For the record, the national WINTER sport of Canada may be hockey, but the national SPRING sport is without question looking at model homes.
“I don’t know why we keep looking at these,” grumbles my husband as we stomp up the steps to ‘The Nottingham.’ “We can’t afford the house we’ve got.”
“Nuts,” I say. “Think of all the neat decorating ideas we can get.” This generates about as much enthusiasm as a mass accident on the Don Valley Parkway.
I grab the swoopy brass handle and shove in the door. The vestibule is already occupied, specifically with two tub chairs and a four-foot brass giraffe. Its exact purpose escapes me. Maybe this is the ‘African Safari’ model?
“What do you think of the decorating?”
I grab a glossy sales brochure from the back of the giraffe. He shrugs. “Brown and beige is nice.”
“That’s not brown and beige.” I read from the spec sheet. “That’s ‘Maple syrup, Cognac, and Mink.”
We face miles of mirrors and a pair of French doors every twelve or so feet. I catch a sideways glance of myself and see four of me, all overweight. We grimace at each other.
The kitchen is directly down the hall. It’s ‘European Modern’ which as far as I can see, means white. Everything’s white. White cupboards, white walls, white ceramic floors. You need sunglasses here just to peel a grape.
We troop up the regulation circular staircase to the masses of bedrooms and bathrooms above. The master bedroom is approximately the size of the Skydome.
“Look at the size of this bathroom,” says my husband.
I peek around the connecting door. Two sinks, whirlpool tub, separate shower, designer toilet and approximately 22,000 white tiles. I see Comet and Windex in my future. Mr. Clean, an intimate companion.
“Have you noticed,” hisses my husband, “that there’s nothing but plants in this house?”

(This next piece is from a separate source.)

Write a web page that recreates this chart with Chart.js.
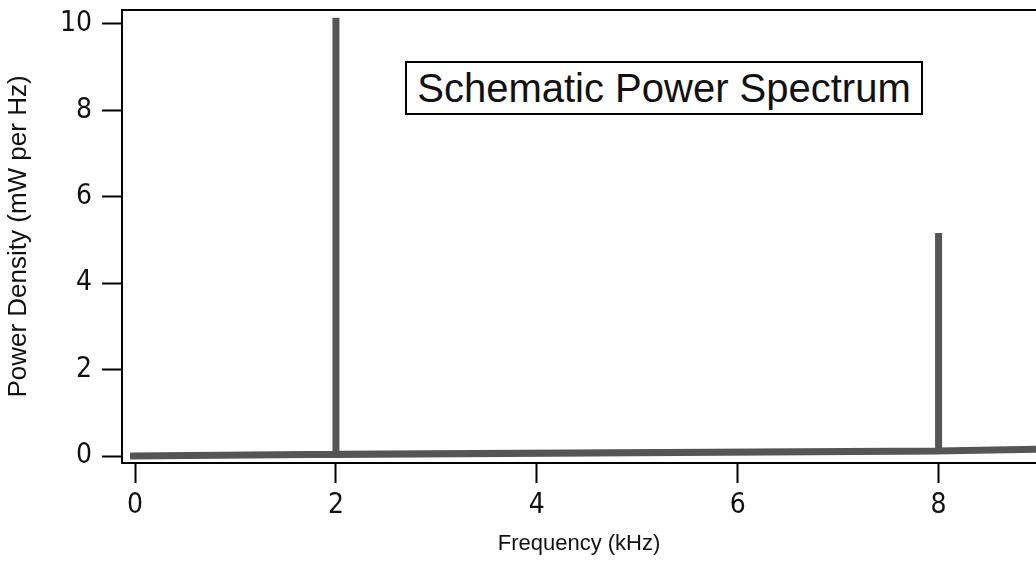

I agree. It’s eerie. No kitchen table, no furniture, no pictures, but a plant in every bedroom. A palm in the foyer and an aspidistra in the family room. They look smug. I am reminded of Triffids.
We make our way cautiously downstairs. I pick up a price list on the way out and browse through it in the car. “It can be ours for a minor addition of $400,000 to our mortgage.”
The engine cranks over and we pull out onto ‘Sherwood Forest Boulevard.’ Not a tree in sight.
“Wait a minute!” I exclaim. “Over there by that big sign – look at that cute little house with the Cape Cod roof.”
“That’s the sales trailer.” My husband looks askance. But I am made of sterner stuff.
“Stop the car. We might just be able to afford it.”